In order to send all the jobs into the background and then wait, I use Parallel::ForkManager and a loop:
$fork_manager = new Parallel::ForkManager(#as);
# #as: Max nb of processes to run simultaneously
for $a (#as) {
$fork_manager->start and next; # Starts the child process
system "qsub <qsub_options> ./script.plx";
$fork_manager->finish; # Terminates the child process
}
$fork_manager->wait_all_children;
<next processing step, local>
In order for the "waiting" part to work, however, I have had to add "-sync yes" to the qsub options. But as a "side effect" of this, SGE prints the exit code for each task in each array job, and since there are many jobs and the single tasks are light, it basically renders my shell unusable due to all those interupting messages while the qsub jobs are running.

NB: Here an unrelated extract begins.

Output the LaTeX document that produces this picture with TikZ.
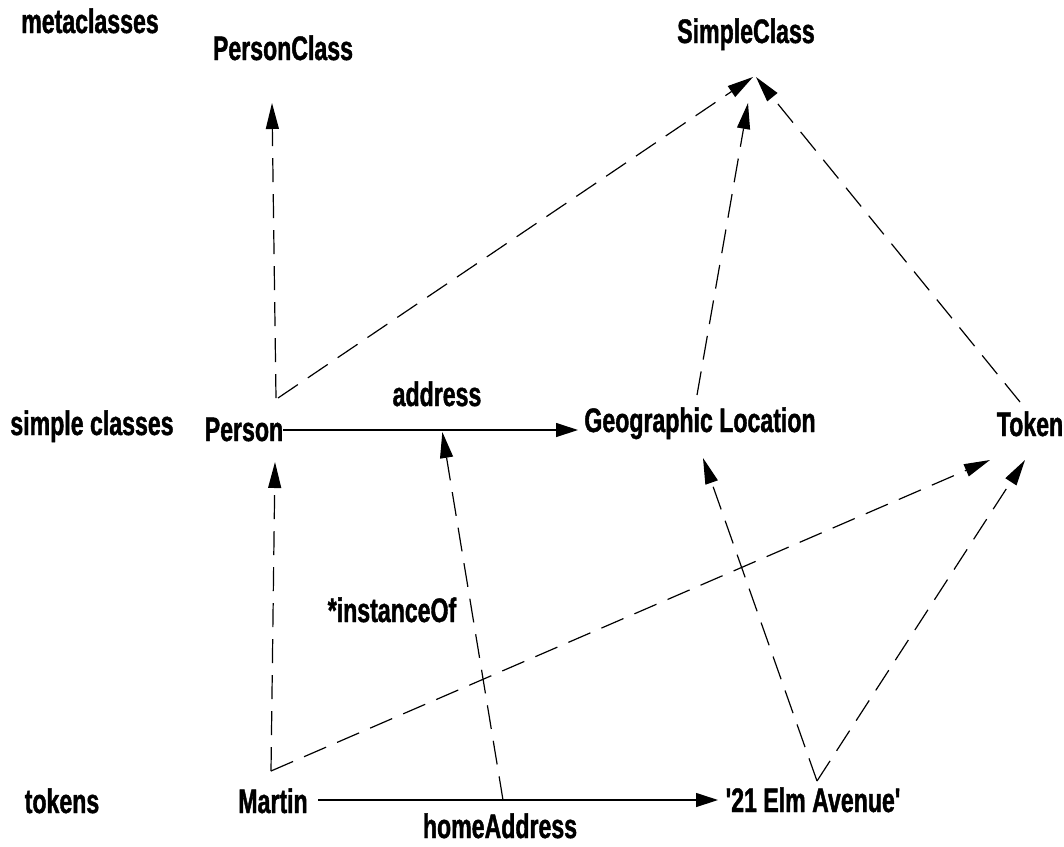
\documentclass[tikz,border=0pt]{standalone}
\usepackage{fontspec}
\newfontfamily\lblfont{Liberation Sans}[FakeStretch=0.68,FakeBold=1.2]
\usetikzlibrary{arrows.meta}
\begin{document}
\begin{tikzpicture}[x=1pt,y=-1pt,
  lbl/.style={anchor=base, inner sep=0pt, font=\lblfont\bfseries\fontsize{34}{40}\selectfont},
  dep/.style={draw, line width=1.2pt, dash pattern=on 24pt off 12pt, -{Triangle[length=26pt,width=13pt]}},
  rel/.style={draw, line width=1.2pt, -{Triangle[length=22pt,width=14pt]}}]
\useasboundingbox (0,0) rectangle (1064,846);
% labels
\node[lbl] (meta) at (90,33) {metaclasses};
\node[lbl] (simp) at (92,435) {simple classes};
\node[lbl] (tok)  at (62,813) {tokens};
% nodes
\node[lbl] (personclass) at (283,60) {PersonClass};
\node[lbl] (simpleclass) at (746,43) {SimpleClass};
\node[lbl] (person) at (244,441) {Person};
\node[lbl] (geo) at (700,432) {Geographic Location};
\node[lbl] (token) at (1030,436) {Token};
\node[lbl] (martin) at (273,813) {Martin};
\node[lbl] (elm) at (813,812) {'21 Elm Avenue'};
% relations
\draw[rel] ([shift={(39,-11)}]person.base) -- coordinate[pos=0.539] (addrpt) ([shift={(-122,-2)}]geo.base);
\draw[rel] ([shift={(45,-13)}]martin.base) -- coordinate[pos=0.4625] (homept) ([shift={(-95,-12)}]elm.base);
\node[lbl] (addrlbl) at (437,406) {address};
\node[lbl] (homelbl) at (500,838) {homeAddress};
\node[lbl] (instlbl) at (392,622) {*instanceOf};
% instance-of links
\draw[dep] ([shift={(32,-43)}]person.base) -- ([shift={(-11,43)}]personclass.base);
\draw[dep] ([shift={(34,-43)}]person.base) -- ([shift={(7,34)}]simpleclass.base);
\draw[dep] ([shift={(-3,-37)}]geo.base) -- ([shift={(2,60)}]simpleclass.base);
\draw[dep] ([shift={(-10,-34)}]token.base) -- ([shift={(10,34)}]simpleclass.base);
\draw[dep] ([shift={(-2,-42)}]martin.base) -- ([shift={(31,21)}]person.base);
\draw[dep] ([shift={(-2,-42)}]martin.base) -- ([shift={(-40,24)}]token.base);
\draw[dep] ([shift={(4,-31)}]elm.base) -- ([shift={(3,26)}]geo.base);
\draw[dep] ([shift={(4,-31)}]elm.base) -- ([shift={(-5,24)}]token.base);
\draw[dep, shorten >=2pt] (homept) -- (addrpt);
\end{tikzpicture}
\end{document}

How can I get rid of those messages? If anything, I would be interested in checking qsub's exit code for the jobs (so I can check everything went ok before the next step), but not in one exit code for each task (I log the tasks' error via option -e anyway in case I need it).
The simplest solution would be to redirect the output from qsub somewhere, i.e.
system("qsub <qsub options> ./script.plx >/dev/null 2>&1");
but this masks errors that you might want to see. Alternatively, you can use open() to start the subprocess and read it's output, only printing something if the subprocess generates an error.
I do have an alternate solution for you, though. You could submit the jobs to SGE without -sync y, and capture the job id when qsub prints it. Then, turn your summarization and results collection code into a follow on job and submit it with a dependency on the completion of the first jobs. You can submit this final job with -sync y so your calling script waits for it to end. See the documentation for -hold_jid in the qsub man page.
Also, rather than making your calling script decide when to submit the next job (up to your maximum), use SGE's -tc option to specify the maximum number of simultaneous jobs (note that -tc isn't in the man page, but it is in qsub's -help output). This depends on you using a new enough version of SGE to have -tc, of course.